A new 'combat readiness test' that incorporates cross-training, elements of yoga, and the benefits of rest is part of an overhaul of physical fitness tests in the US Army.
Announced on March 1st, the new training will be phased in over the next six months at several bases. However, some seasoned veterans have said that the new regimen coddles soldiers, reports the CS Monitor.
"There have been all kinds of rumors about what this is and what it isn't. People have said, 'It's yoga-like, it's like Pilates' ... And frankly, it is all those things," said Gen. Mark Hertling, Deputy Commanding General for Initial Military Training at the US Army's Training and Doctrine Command, of the new fitness requirements.
"Lots of folks are saying, 'Ah, you're babying them. You've got to drive them hard, and work them until it hurts,'" he said.
Meanwhile, he argued that the strain accompanying such tough training leads to stress fractures and other injuries.
The result in practical terms is a new Army doctrine extolling the virtues of breaks on long marches - not typically a US military priority. Commanders are discovering, for example, that rest can be regenerative.

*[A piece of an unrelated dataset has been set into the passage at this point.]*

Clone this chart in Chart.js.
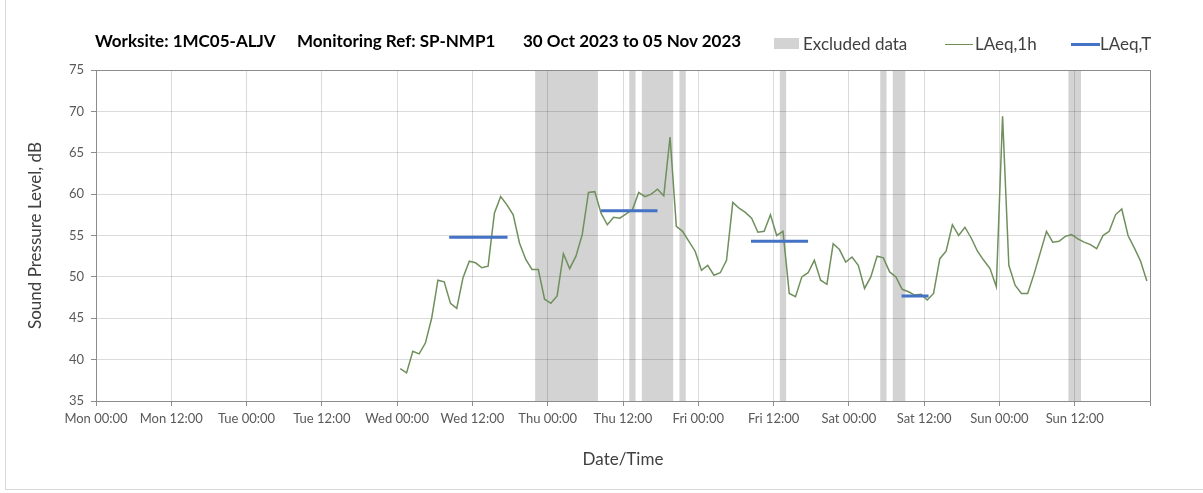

For the past 30 years, "We've only done push-ups, sit-ups, and a two-mile run. And frankly, none of those address the kinds of things soldiers are asked to do in combat," said Hertling.
To remedy that, the Army is adding shuttle runs and the long jump. It has also shortened the traditional two-mile run test to 1-1/2 miles, to give commanders a better sense of troops' ability to run shorter distances more quickly.
The new test also includes a series of drills such as navigating a balance beam while hauling two 30-pound canisters of ammunition and dragging a sled filled with 180-pounds worth of sandbags.